Check each line of the listing for the string "this", then state how many lines have it. Only the number is wanted.

### Available data:
-- BEGIN --

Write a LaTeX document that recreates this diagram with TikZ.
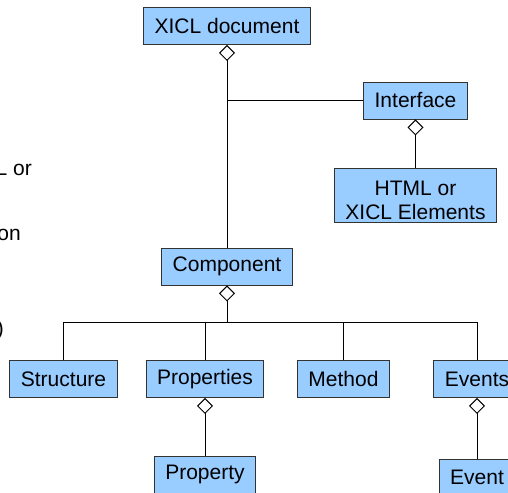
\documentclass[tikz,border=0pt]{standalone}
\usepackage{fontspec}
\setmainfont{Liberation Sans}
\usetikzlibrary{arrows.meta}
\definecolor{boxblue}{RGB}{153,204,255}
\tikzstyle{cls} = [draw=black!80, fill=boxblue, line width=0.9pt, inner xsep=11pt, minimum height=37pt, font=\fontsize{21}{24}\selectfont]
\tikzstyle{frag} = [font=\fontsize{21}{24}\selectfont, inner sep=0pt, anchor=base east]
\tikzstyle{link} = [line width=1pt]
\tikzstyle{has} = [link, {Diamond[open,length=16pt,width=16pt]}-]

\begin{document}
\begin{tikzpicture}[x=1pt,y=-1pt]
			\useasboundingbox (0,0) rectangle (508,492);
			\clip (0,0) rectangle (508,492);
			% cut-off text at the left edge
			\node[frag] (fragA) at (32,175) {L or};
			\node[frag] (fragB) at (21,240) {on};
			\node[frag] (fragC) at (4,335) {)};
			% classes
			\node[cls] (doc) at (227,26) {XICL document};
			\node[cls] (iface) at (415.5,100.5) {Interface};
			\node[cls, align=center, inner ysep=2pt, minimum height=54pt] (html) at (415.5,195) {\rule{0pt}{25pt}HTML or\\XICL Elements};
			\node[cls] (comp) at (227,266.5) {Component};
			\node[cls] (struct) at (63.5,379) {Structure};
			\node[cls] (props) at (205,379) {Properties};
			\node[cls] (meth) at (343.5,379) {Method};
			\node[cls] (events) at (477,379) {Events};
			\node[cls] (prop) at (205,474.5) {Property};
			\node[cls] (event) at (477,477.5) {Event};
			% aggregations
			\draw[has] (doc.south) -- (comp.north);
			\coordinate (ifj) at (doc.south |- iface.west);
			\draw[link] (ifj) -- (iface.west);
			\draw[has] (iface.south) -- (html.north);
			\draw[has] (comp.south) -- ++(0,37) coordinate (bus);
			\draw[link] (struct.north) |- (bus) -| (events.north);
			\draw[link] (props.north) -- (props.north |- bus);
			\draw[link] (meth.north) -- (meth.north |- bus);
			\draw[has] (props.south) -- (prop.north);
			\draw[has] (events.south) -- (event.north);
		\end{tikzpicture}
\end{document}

-- END --
-- BEGIN --

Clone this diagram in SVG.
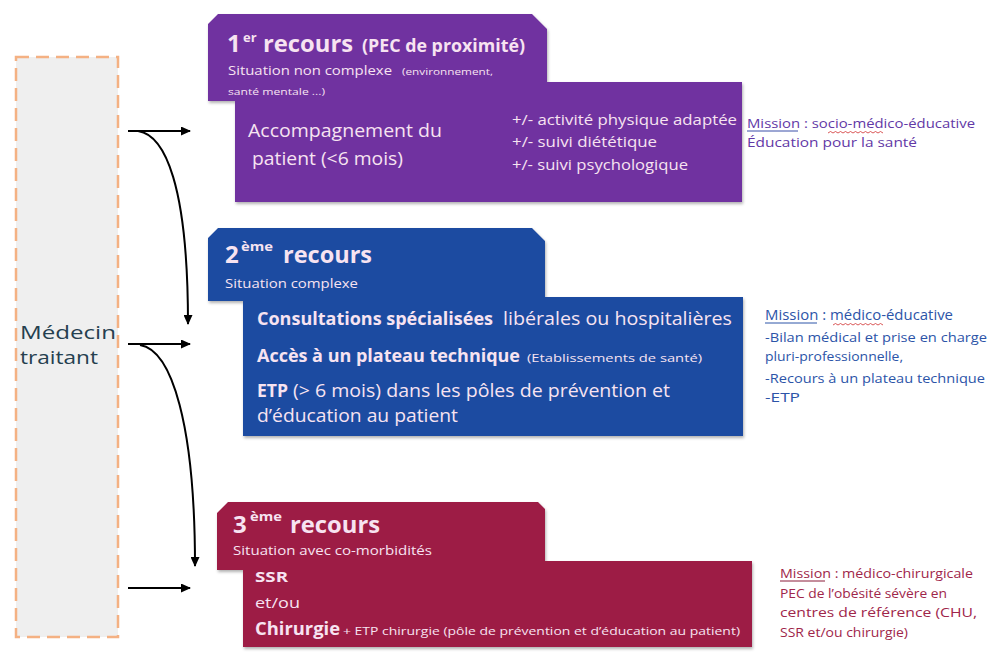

-- END --

### Correct output:
2